The Watan as a Piece of The Heart: Urdu Poetry and the Political Theology of Intimacy in Contemporary India

Date
Mon September 28th 2020, 3:30pm
Location
Via Zoom
Presenter:  Dr. Anand Vivek Taneja
Assistant Professor of Religious Studies and Anthropology, Vanderbilt University

Questions of political theology typically explore the relation between religion and state sovereignty. But what does it mean for people to take every day ethical and political stances—how to be a self, and how to orient oneself to an other—through engagement with religious and literary traditions? In a time of dominant Hindu nationalism and violent Islamophobia in India, Urdu poetry is the medium in which an alternative political theology finds popular articulation, questioning the “normative horizon” of the exclusionary nation state. The political theology being articulated through Urdu poetry is one which is concerned not with the state, but with the constitution of the self through a network of thick relations to locality.
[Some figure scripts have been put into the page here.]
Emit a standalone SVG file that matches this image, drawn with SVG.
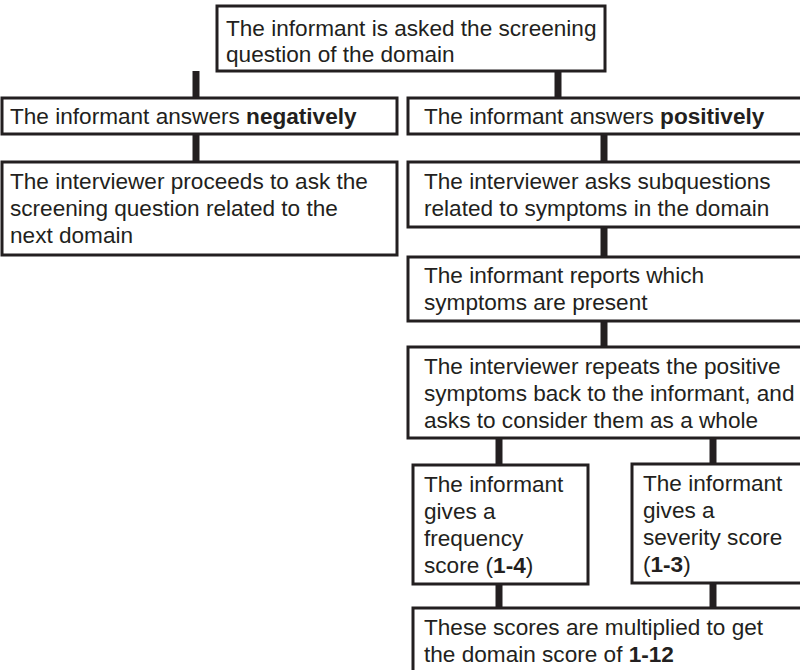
<svg xmlns="http://www.w3.org/2000/svg" width="800" height="670" viewBox="0 0 800 670">
<style>
.box{fill:#fff;stroke:#231f20;stroke-width:3}
.con{stroke:#231f20;stroke-width:7;fill:none}
text{font-family:"Liberation Sans",Arial,sans-serif;font-size:22.6px;fill:#231f20}
.b{font-weight:bold}
</style>
<rect width="800" height="670" fill="#fff"/>
<g id="connectors">
<line class="con" x1="196" y1="71" x2="196" y2="98"/>
<line class="con" x1="558" y1="71" x2="558" y2="98"/>
<line class="con" x1="196" y1="134" x2="196" y2="162"/>
<line class="con" x1="604" y1="134" x2="604" y2="162"/>
<line class="con" x1="604" y1="227" x2="604" y2="257"/>
<line class="con" x1="604" y1="321" x2="604" y2="347"/>
<line class="con" x1="499" y1="438" x2="499" y2="465"/>
<line class="con" x1="713" y1="438" x2="713" y2="464"/>
<line class="con" x1="499" y1="584" x2="499" y2="608"/>
<line class="con" x1="713" y1="583" x2="713" y2="608"/>
</g>
<g id="n1">
<rect class="box" x="217" y="6" width="388" height="65"/>
<text x="226" y="36">The informant is asked the screening</text>
<text x="226" y="62">question of the domain</text>
</g>
<g id="n2">
<rect class="box" x="2" y="98" width="395" height="36"/>
<text x="10" y="124">The informant answers <tspan class="b">negatively</tspan></text>
</g>
<g id="n3">
<rect class="box" x="408" y="98" width="396" height="36"/>
<text x="424" y="124">The informant answers <tspan class="b">positively</tspan></text>
</g>
<g id="n4">
<rect class="box" x="2" y="162" width="395" height="93"/>
<text x="10" y="189">The interviewer proceeds to ask the</text>
<text x="10" y="216">screening question related to the</text>
<text x="10" y="243">next domain</text>
</g>
<g id="n5">
<rect class="box" x="408" y="162" width="396" height="65"/>
<text x="424" y="189">The interviewer asks subquestions</text>
<text x="424" y="216">related to symptoms in the domain</text>
</g>
<g id="n6">
<rect class="box" x="408" y="257" width="396" height="64"/>
<text x="424" y="283">The informant reports which</text>
<text x="424" y="310">symptoms are present</text>
</g>
<g id="n7">
<rect class="box" x="408" y="347" width="396" height="91"/>
<text x="424" y="374">The interviewer repeats the positive</text>
<text x="424" y="401">symptoms back to the informant, and</text>
<text x="424" y="428">asks to consider them as a whole</text>
</g>
<g id="n8">
<rect class="box" x="413" y="465" width="175" height="119"/>
<text x="424" y="492">The informant</text>
<text x="424" y="519">gives a</text>
<text x="424" y="546">frequency</text>
<text x="424" y="573">score (<tspan class="b">1-4</tspan>)</text>
</g>
<g id="n9">
<rect class="box" x="632" y="464" width="172" height="119"/>
<text x="643" y="491">The informant</text>
<text x="643" y="518">gives a</text>
<text x="643" y="545">severity score</text>
<text x="643" y="572">(<tspan class="b">1-3</tspan>)</text>
</g>
<g id="n10">
<rect class="box" x="413" y="608" width="391" height="70"/>
<text x="424" y="635">These scores are multiplied to get</text>
<text x="424" y="662">the domain score of <tspan class="b">1-12</tspan></text>
</g>
</svg>
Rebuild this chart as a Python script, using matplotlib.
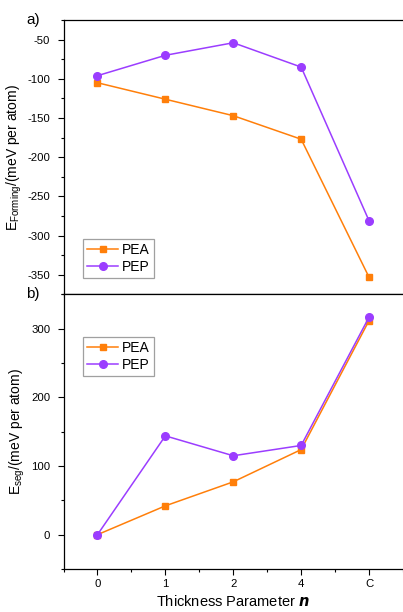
import matplotlib
matplotlib.use("Agg")
import matplotlib.pyplot as plt
from matplotlib.ticker import MultipleLocator

plt.rcParams["font.family"] = ["Liberation Sans", "DejaVu Sans"]
plt.rcParams["axes.unicode_minus"] = False

# data
categories = ["0", "1", "2", "4", "C"]
forming_pea = [-105, -126, -147, -177, -353]
forming_pep = [-96, -70, -54, -85, -281]
seg_pea = [0, 42, 77, 124, 312]
seg_pep = [0, 144, 115, 130, 317]

orange = "#FF7F0A"
purple = "#9B3DFF"

fig = plt.figure(figsize=(4.03, 6.12), dpi=100)
ax_top = fig.add_axes([0.1576, 0.5188, 0.8424, 0.4485])
ax_bot = fig.add_axes([0.1576, 0.0703, 0.8424, 0.4485])

x = list(range(len(categories)))


def style_axes(ax):
    ax.spines["right"].set_visible(False)
    for side in ("top", "left", "bottom"):
        ax.spines[side].set_linewidth(0.9)
    ax.tick_params(which="both", direction="out", labelsize=8.2, width=0.8, top=False, right=False)
    ax.tick_params(which="major", length=4)
    ax.tick_params(which="minor", length=2.5)
    ax.tick_params(axis="y", pad=5.5)
    ax.set_xlim(-0.5, 4.5)
    ax.set_xticks(x)
    ax.xaxis.set_minor_locator(MultipleLocator(0.5))


def add_legend(ax, loc, anchor):
    leg = ax.legend(loc=loc, bbox_to_anchor=anchor, fontsize=10, frameon=True,
                    fancybox=False, handlelength=2.2, borderpad=0.3, labelspacing=0.2,
                    handletextpad=0.3, borderaxespad=0)
    leg.get_frame().set_edgecolor("#888888")
    leg.get_frame().set_linewidth(0.9)


ax_top.plot(x, forming_pea, color=orange, marker="s", markersize=5, linewidth=1.1, label="PEA")
ax_top.plot(x, forming_pep, color=purple, marker="o", markersize=5.5, linewidth=1.1, label="PEP")
style_axes(ax_top)
ax_top.set_ylim(-375, -25)
ax_top.yaxis.set_major_locator(MultipleLocator(50))
ax_top.yaxis.set_minor_locator(MultipleLocator(25))
ax_top.set_xticklabels([])
ax_top.set_ylabel(r"E$_{\mathregular{Forming}}$/(meV per atom)", fontsize=10, va="center")
ax_top.yaxis.set_label_coords(-0.145, 0.5)
add_legend(ax_top, "lower left", (0.058, 0.06))

ax_bot.plot(x, seg_pea, color=orange, marker="s", markersize=5, linewidth=1.1, label="PEA")
ax_bot.plot(x, seg_pep, color=purple, marker="o", markersize=5.5, linewidth=1.1, label="PEP")
style_axes(ax_bot)
ax_bot.set_ylim(-50, 350)
ax_bot.yaxis.set_major_locator(MultipleLocator(100))
ax_bot.yaxis.set_minor_locator(MultipleLocator(50))
ax_bot.set_xticklabels(categories)
ax_bot.set_ylabel(r"E$_{\mathregular{seg}}$/(meV per atom)", fontsize=10, va="center")
ax_bot.yaxis.set_label_coords(-0.135, 0.5)
ax_bot.set_xlabel(r"Thickness Parameter $\boldsymbol{n}$", fontsize=10.5, labelpad=3)
add_legend(ax_bot, "upper left", (0.058, 0.845))

fig.text(26 / 403, 1 - 20 / 612, "a)", fontsize=11, va="center", ha="left")
fig.text(26 / 403, 1 - 294 / 612, "b)", fontsize=11, va="center", ha="left")

fig.savefig("out.png", dpi=100)
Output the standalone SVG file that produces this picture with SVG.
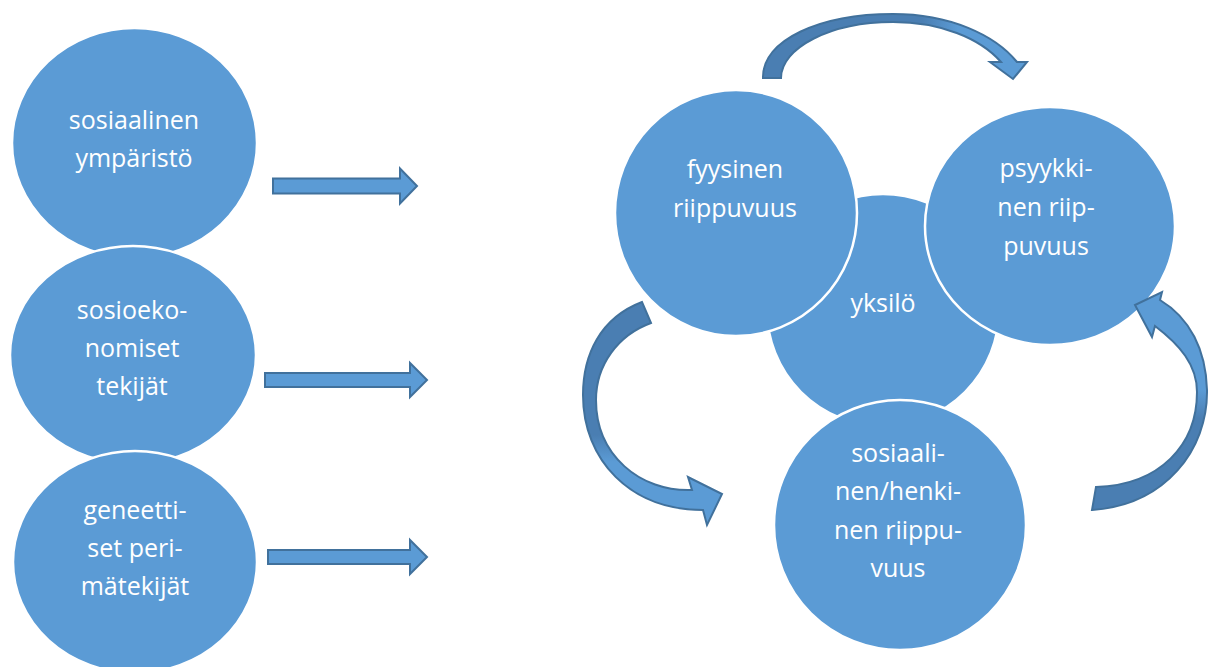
<svg xmlns="http://www.w3.org/2000/svg" width="1211" height="667" viewBox="0 0 1211 667">
<defs>
<style>
.c{fill:#5B9BD5;stroke:#FFFFFF;stroke-width:2.5}
.a{fill:#5B9BD5;stroke:#41719C;stroke-width:2;stroke-linejoin:miter}
.t{font-family:"Open Sans","Noto Sans",sans-serif;font-size:25px;fill:#FFFFFF;text-anchor:middle}
</style>
<linearGradient id="gTop" gradientUnits="userSpaceOnUse" x1="763" y1="0" x2="1027" y2="0">
<stop offset="0" stop-color="#4A7EB2"/><stop offset="0.6" stop-color="#4A7EB2"/><stop offset="0.74" stop-color="#5B9BD5"/><stop offset="1" stop-color="#5B9BD5"/>
</linearGradient>
<linearGradient id="gLeft" gradientUnits="userSpaceOnUse" x1="0" y1="300" x2="0" y2="525">
<stop offset="0" stop-color="#4A7EB2"/><stop offset="0.6" stop-color="#4A7EB2"/><stop offset="0.72" stop-color="#5B9BD5"/><stop offset="1" stop-color="#5B9BD5"/>
</linearGradient>
<linearGradient id="gRight" gradientUnits="userSpaceOnUse" x1="0" y1="292" x2="0" y2="510">
<stop offset="0" stop-color="#5B9BD5"/><stop offset="0.45" stop-color="#5B9BD5"/><stop offset="0.58" stop-color="#4A7EB2"/><stop offset="1" stop-color="#4A7EB2"/>
</linearGradient>
</defs>
<rect width="1211" height="667" fill="#FFFFFF"/>

<g id="n-sosiaalinen-ymparisto">
<ellipse class="c" cx="134.5" cy="143" rx="122.5" ry="115"/>
<text class="t" x="134" y="129">sosiaalinen</text>
<text class="t" x="134" y="167">ympäristö</text>
</g>
<g id="n-sosioekonomiset">
<ellipse class="c" cx="133" cy="355" rx="123" ry="109"/>
<text class="t" x="132" y="319">sosioeko-</text>
<text class="t" x="132" y="357">nomiset</text>
<text class="t" x="132" y="395">tekijät</text>
</g>
<g id="n-geneettiset">
<ellipse class="c" cx="135" cy="562" rx="122" ry="111"/>
<text class="t" x="135" y="519">geneetti-</text>
<text class="t" x="135" y="557">set peri-</text>
<text class="t" x="135" y="595">mätekijät</text>
</g>

<g id="n-yksilo">
<circle class="c" cx="883" cy="310" r="116"/>
<text class="t" x="883" y="312">yksilö</text>
</g>
<g id="n-fyysinen">
<ellipse class="c" cx="736" cy="213" rx="121" ry="123"/>
<text class="t" x="735" y="178">fyysinen</text>
<text class="t" x="735" y="217">riippuvuus</text>
</g>
<g id="n-psyykkinen">
<ellipse class="c" cx="1050" cy="226" rx="125" ry="119"/>
<text class="t" x="1046" y="177">psyykki-</text>
<text class="t" x="1046" y="216">nen riip-</text>
<text class="t" x="1046" y="255">puvuus</text>
</g>
<g id="n-sosiaalinen-henkinen">
<ellipse class="c" cx="900" cy="525" rx="126" ry="125"/>
<text class="t" x="898" y="462">sosiaali-</text>
<text class="t" x="898" y="500">nen/henki-</text>
<text class="t" x="898" y="539">nen riippu-</text>
<text class="t" x="898" y="577">vuus</text>
</g>

<g id="connectors">
<path class="a" d="M273 178.5 H400 V168.5 L417 186 L400 203.5 V193.5 H273 Z"/>
<path class="a" d="M265 373 H410 V363 L427 380 L410 397 V387 H265 Z"/>
<path class="a" d="M268 550 H410 V540 L427 557 L410 574 V564 H268 Z"/>
<path class="a" style="fill:url(#gTop)" d="M763 78 C762 40 820 14 893 14 C950 14 995 35 1017 62 L1027 62 L1013 79 L990 62 L1001 62 C980 38 940 22 893 22 C830 22 781 48 781 78 Z"/>
<path class="a" style="fill:url(#gLeft)" d="M642 302 C600 318 583 355 583 395 C583 460 630 510 703 510 L707 525 L722 494 L688 477 L692 490 C640 492 596 455 596 400 C596 365 618 335 651 323 Z"/>
<path class="a" style="fill:url(#gRight)" d="M1092 510 C1165 505 1208 450 1207 390 C1206 350 1190 318 1160 300 L1162 292 L1135 305 L1152 337 L1155 326 C1180 345 1197 365 1197 392 C1197 445 1160 485 1096 487 Z"/>
</g>
</svg>
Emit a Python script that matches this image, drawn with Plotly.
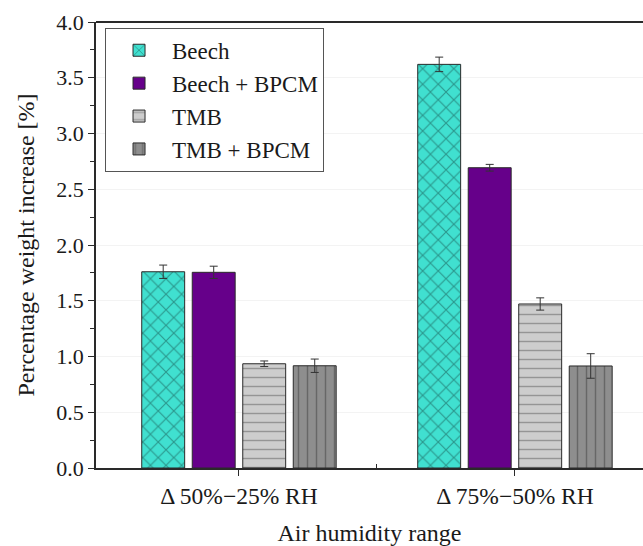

This understanding of self, society, and political community constituted through thick networks of local relationality across radical differences is captured by the everyday and poetic meanings of the term watan as they are used in contemporary north-Indian Muslim discourse. The vision articulated by this alternate political theology—which draws on both longstanding Indo-Islamic traditions as well as the lived experience of Indian democracy—calls for a radical reimagining of intimate relations as the basis of belonging and the forming of political community.